LLaMA is a memory-bound AI model, where the dominant factor in execution time is how fast the processor transfers weights from RAM to registers. LLaMA.cpp uses a misaligned memory pattern that's painful to the RAM I/O interface and requires many CPU instructions to re-align. It also has access to 1/2 the bandwidth of the GPU on Apple's highest-end chips, making GPU *theoretically* 2x faster without algorithm changes.

Funny how you announced it the exact day after I open-sourced a high-bandwidth 4-bit GEMV kernel for LLaMA. If anyone wants to see how to achieve 180+ GB/s on the M1/M2 Max, you can reproduce the methodology here:

https://github.com/ggerganov/llama.cpp/pull/1642#issuecommen...

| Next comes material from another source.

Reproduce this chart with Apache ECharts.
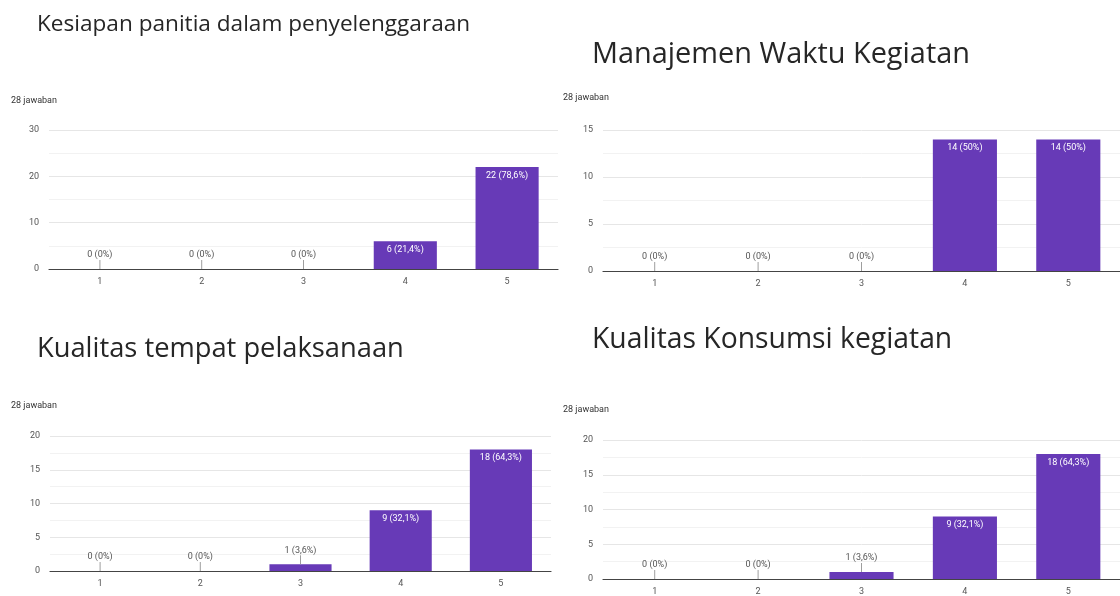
<!DOCTYPE html>
<html>
<head>
<meta charset="utf-8">
<script src="https://cdn.jsdelivr.net/npm/echarts@6/dist/echarts.min.js"></script>
<style>
  html, body { margin: 0; background: #fff; }
  #chart { width: 1120px; height: 596px; }
</style>
</head>
<body>
<div id="chart"></div>
<script>
// data
const categories = ['1', '2', '3', '4', '5']
const totalResponses = 28
const titles = [
  'Kesiapan panitia dalam penyelenggaraan',
  'Manajemen Waktu Kegiatan',
  'Kualitas tempat pelaksanaan',
  'Kualitas Konsumsi kegiatan'
]
const kesiapanPanitia = [0, 0, 0, 6, 22]
const manajemenWaktu = [0, 0, 0, 14, 14]
const kualitasTempat = [0, 0, 1, 9, 18]
const kualitasKonsumsi = [0, 0, 1, 9, 18]
const axisMax = [30, 15, 20, 20]
const axisInterval = [10, 5, 5, 5]

const seriesValues = [kesiapanPanitia, manajemenWaktu, kualitasTempat, kualitasKonsumsi]

// panel layout (pixels): title = [left, centerY, fontSize]
const panels = [
  { grid: { left: 49, top: 130, width: 509, height: 139 }, title: [37, 23, 22.6], count: [11, 101] },
  { grid: { left: 603, top: 130, width: 524, height: 141 }, title: [592, 52, 28.9], count: [563, 98] },
  { grid: { left: 50, top: 436, width: 501, height: 135 }, title: [37, 347, 27.3], count: [11, 406] },
  { grid: { left: 603, top: 440, width: 526, height: 143 }, title: [592, 338, 28.3], count: [563, 410] }
]

const purple = '#673ab7'
const labelFont = 'Roboto, "Liberation Sans", Arial, sans-serif'

const formatPct = (v) => {
  const p = Math.round(v / totalResponses * 1000) / 10
  return (Number.isInteger(p) ? String(p) : p.toFixed(1).replace('.', ',')) + '%'
}

const chart = echarts.init(document.getElementById('chart'))

const grid = panels.map(p => p.grid)
const xAxis = panels.map((p, i) => ({
  type: 'category',
  gridIndex: i,
  data: categories,
  axisLine: { lineStyle: { color: '#444', width: 1.2 } },
  axisTick: { show: false },
  axisLabel: { color: '#555', fontSize: 9, fontFamily: labelFont, margin: 8 }
}))
const yAxis = panels.map((p, i) => ({
  type: 'value',
  gridIndex: i,
  min: 0,
  max: axisMax[i],
  interval: axisInterval[i],
  axisLine: { show: false },
  axisTick: { show: false },
  axisLabel: { color: '#555', fontSize: 9, fontFamily: labelFont, margin: 10 },
  splitLine: { lineStyle: { color: '#e6e6e6' } },
  minorTick: { show: false, splitNumber: 2 },
  minorSplitLine: { show: true, lineStyle: { color: '#f2f2f2' } }
}))

const series = seriesValues.map((values, i) => ({
  type: 'bar',
  xAxisIndex: i,
  yAxisIndex: i,
  barWidth: '62%',
  itemStyle: { color: purple },
  label: { show: true, fontSize: 9, fontFamily: labelFont },
  data: values.map(v => {
    const text = v + ' (' + formatPct(v) + ')'
    if (v / axisMax[i] >= 0.15) {
      return { value: v, label: { position: 'insideTop', distance: 4, color: '#fff', formatter: text } }
    }
    // small values: label above with a short leader line
    return {
      value: v,
      label: {
        position: 'top',
        distance: 0,
        formatter: '{t|' + text + '}\n{l| }',
        rich: {
          t: { color: '#555', fontSize: 9, fontFamily: labelFont, lineHeight: 10 },
          l: { width: 1, height: 9, lineHeight: 9, backgroundColor: '#9e9e9e', fontSize: 1 }
        }
      }
    }
  })
}))

const graphic = []
panels.forEach((p, i) => {
  graphic.push({
    type: 'text',
    left: p.title[0],
    top: p.title[1] - p.title[2] * 0.42,
    style: {
      text: titles[i],
      fill: '#262626',
      font: p.title[2] + 'px "Open Sans", "Noto Sans", sans-serif'
    }
  })
  graphic.push({
    type: 'text',
    left: p.count[0],
    top: p.count[1] - 5,
    style: {
      text: totalResponses + ' jawaban',
      fill: '#333',
      font: '9px ' + labelFont
    }
  })
})

chart.setOption({
  animation: false,
  grid,
  xAxis,
  yAxis,
  series,
  graphic
})
</script>
</body>
</html>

I later explained the technique to write very optimized kernels for a specific quantization format. *It's very unlikely my code was copied verbatim*, but it was probably used as inspiration and/or a reference. I also disclosed a high-precision means of measuring bandwidth utilization, which is critical for designing such GPU kernels.

1 comments

To give more credit, I know your company was working on your own optimizations, which are prior art. It's possible that you made a 180 GB/s shader on your own (quite slow compared to my 319 GB/s). Or that the 319 GB/s was used, but the self-attention bottleneck was non-negligible.

However, for whatever reason, when Greg Gerganov started work on the Metal backend, you made a product announcement almost a day later. That seems like a non-coincidence and there must be some logical explanation.